Races to fill two vacant legislative seats began to solidify Tuesday as candidates filed nomination papers with state election officials, setting the battle lines in contests that Democrats hope will bolster their momentum heading into November's mid-term elections.
The 1st Senate District and the 42nd Assembly District have been vacant since December when Gov. Scott Walker appointed the Republican incumbents, Frank Lasee and Keith Ripp, to positions in his administration. Walker last month set special elections to fill the spots, with primaries on May 15 and the general elections on June 12.
Candidates had until the end of the day Tuesday to file nomination papers. As of Tuesday morning two Republicans, state Rep. Andre Jacque and Alex Renard, and one Democrat, Caleb Frostman, had filed papers for the Senate seat.
Jacque, one of the most conservative members of the Assembly, has made a name for himself by pushing anti-abortion legislation. A group of his GOP colleagues, including Assembly Majority Leader Jim Steineke and Rep. John Nygren, co-chairman of the powerful Joint Finance Committee, have endorsed Renard.
Steineke said Renard has a better chance to win the seat because he's not an incumbent and has business experience. Renard is an operations manager at his family business, Renco Machine Company, Inc., in Green Bay.
"It's really more about Alex's positives than Andre's negatives," Steineke said.
Jacque said during a telephone interview Tuesday that he believes Republican leaders are upset with him for holding a hearing about repealing the state's prevailing wage law. GOP leaders had already included provisions in the 2015-17 state budget that repealed only a portion of the law.
"I've ruffled some feathers," Jacque said. "My constituents know who I am and know I stand with them rather than any particular person in Madison or a group."
Frostman works as executive director of the Door County Economic Development Corp. but plans to resign April 27 to campaign full-time.
The 1st Senate District includes the Door County peninsula south to Two Rivers.
Republicans Spencer Zimmerman, Colleen Locke-Murphy, Jon Plumer and Darren Schroeder, Democrat Ann Groves Lloyd and independent Gene Rubinstein have all filed in the Assembly race.
Zimmerman challenged U.S. Rep. Paul Ryan in 2016, running as a self-described "Trump Conservative." He didn't survive the primary. Locke-Murphy didn't immediately respond to a Facebook message or a voicemail left at a possible residential listing. Plumer is a member of the Lodi town board. Schroeder didn't immediately return a voicemail.
Groves is an academic adviser at UW-Madison. No listing could be found for Rubenstein.

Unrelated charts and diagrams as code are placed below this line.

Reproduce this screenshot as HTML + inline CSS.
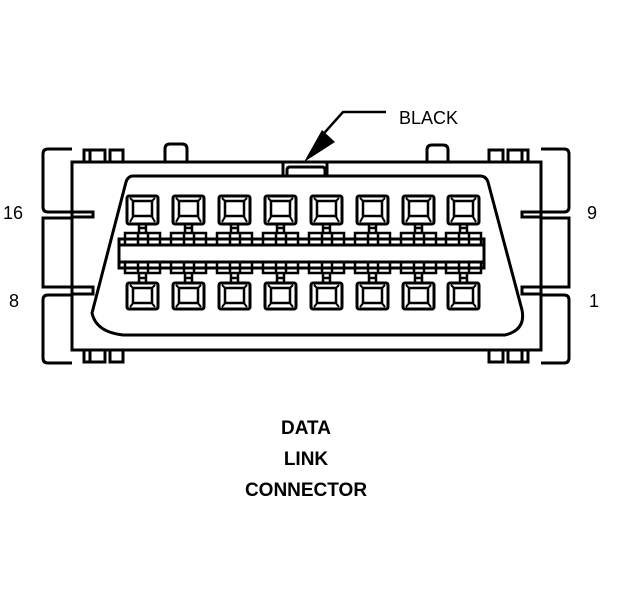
<!DOCTYPE html>
<html><head><style>body{margin:0;background:#fff}svg{display:block}</style></head>
<body>
<svg width="624" height="600" viewBox="0 0 624 600" xmlns="http://www.w3.org/2000/svg" font-family="Liberation Sans, Arial, sans-serif">
<g fill="none" stroke="#000" stroke-width="3">
<path d="M72 149 H48 Q43 149 43 154 V207 Q43 212 48 212 H72"/>
<path d="M72 218 H43 V287 H72"/>
<path d="M72 295 H48 Q43 295 43 300 V358 Q43 363 48 363 H72"/>
<path d="M72 212 H93 V217 H72"/>
<path d="M72 287 H93 V294 H72"/>
<path d="M541 149 H564 Q569 149 569 154 V207 Q569 212 564 212 H541"/>
<path d="M541 218 H569 V287 H541"/>
<path d="M541 295 H564 Q569 295 569 300 V358 Q569 363 564 363 H541"/>
<path d="M541 212 H522 V217 H541"/>
<path d="M541 287 H522 V294 H541"/>
<rect x="72" y="162" width="469" height="188"/>
<path d="M84 162 V150 H105 V162 M90 150 V162 M110 162 V150 H123 V162"/>
<path d="M84 350 V362 H105 V350 M90 350 V362 M110 350 V362 H123 V350"/>
<path d="M489 162 V150 H503 V162 M508 162 V150 H528 V162 M522 150 V162"/>
<path d="M489 350 V362 H503 V350 M508 350 V362 H528 V350 M522 350 V362"/>
<path d="M165 162 V149 Q165 144 170 144 H182 Q187 144 187 149 V162"/>
<path d="M427 162 V150 Q427 145 432 145 H443 Q448 145 448 150 V162"/>
<path d="M283 162 V176 M327 162 V176"/>
<path d="M287 176 V170 Q287 167 290 167 H322 Q325 167 325 170 V176"/>
<path d="M133 176 H480 Q486 176 488 182 L522 310 Q526 330 505 335 H123 Q96 332 92 313 L126 182 Q128 176 133 176 Z"/>
<rect x="119" y="239" width="365" height="29"/>
<line x1="119" y1="245" x2="484" y2="245"/>
<line x1="119" y1="262" x2="484" y2="262"/>
</g>
<g fill="none" stroke="#000" stroke-width="3">
<g id="p">
<rect x="127" y="196" width="31" height="28" rx="2"/>
<rect x="133" y="201" width="19" height="15" stroke-width="2.5"/>
<path d="M130 198 L134 202 M155 198 L151 202 M130 222 L134 215 M155 222 L151 215" stroke-width="2"/>
<path d="M139 224 V233 M146 224 V233 M139 228 H146" stroke-width="2.5"/>
<rect x="125" y="233" width="35" height="12" stroke-width="2.5"/>
<path d="M138 233 V245 M148 233 V245" stroke-width="2.5"/>
<rect x="125" y="262" width="35" height="11" stroke-width="2.5"/>
<path d="M138 262 V273 M148 262 V273" stroke-width="2.5"/>
<path d="M139 273 V283 M146 273 V283 M139 278 H146" stroke-width="2.5"/>
<rect x="127" y="283" width="31" height="26" rx="2"/>
<rect x="133" y="288" width="19" height="15" stroke-width="2.5"/>
<path d="M130 285 L134 289 M155 285 L151 289 M130 307 L134 302 M155 307 L151 302" stroke-width="2"/>
</g>
<use href="#p" x="46"/><use href="#p" x="92"/><use href="#p" x="138"/>
<use href="#p" x="184"/><use href="#p" x="230"/><use href="#p" x="276"/><use href="#p" x="321"/>
</g>
<path d="M386 112 H343 L318 140" fill="none" stroke="#000" stroke-width="2.5"/>
<polygon points="304,162 322,130 335,142" fill="#000"/>
<g font-size="18" fill="#000">
<text x="399" y="124">BLACK</text>
<text x="3" y="219">16</text>
<text x="587" y="219">9</text>
<text x="9" y="307">8</text>
<text x="589" y="307">1</text>
</g>
<g font-size="19" font-weight="bold" text-anchor="middle" fill="#000">
<text x="306" y="434">DATA</text>
<text x="306" y="465">LINK</text>
<text x="306" y="496">CONNECTOR</text>
</g>
</svg>
</body></html>
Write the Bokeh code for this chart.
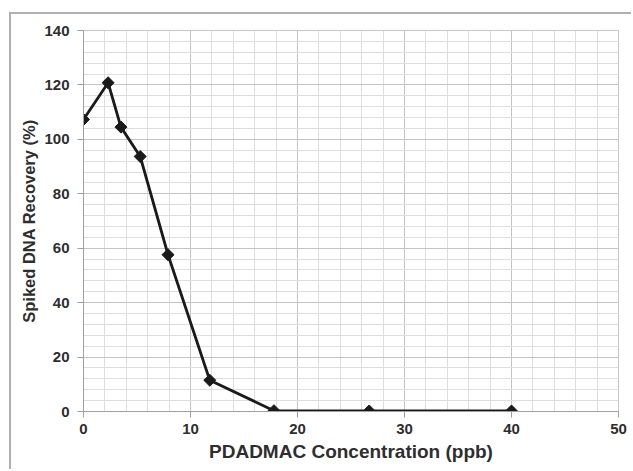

The 42nd Assembly District covers a rural swath of south-central Wisconsin.
Whoever wins in each district will have to stand for re-election in November but will have the advantage of incumbency going into those races.
Filling the seats has been a bone of contention with Walker. He initially refused to call any special elections to fill the spots, even though state law requires the governor to call such elections to fill legislative vacancies that occur before May in regular election years. It took a Dane County judge's order in March to force Walker to schedule the contests.
Walker said he didn't see any sense is scheduling multiple elections for the seats given they will be up again in November. But his reluctance fueled speculation that he fears Democrats could harness voter anger toward President Donald Trump and flip the seats.
Democrat Patty Schachtner defeated Republican Rep. Adam Jarchow to win an open seat in a traditionally Republican northwestern Wisconsin state Senate district in January and liberal-leaning Rebecca Dallet won election as a state Supreme Court justice this month.
In addition to Lasee and Ripp, 10 incumbent Republicans in the Assembly and Senate have decided not to seek re-election in November. Three of the eight Assembly Republicans are running for the state Senate; the rest are retiring. One senator, Leah Vukmir, is leaving to run for U.S. Senate. Sen. Terry Moulton is retiring.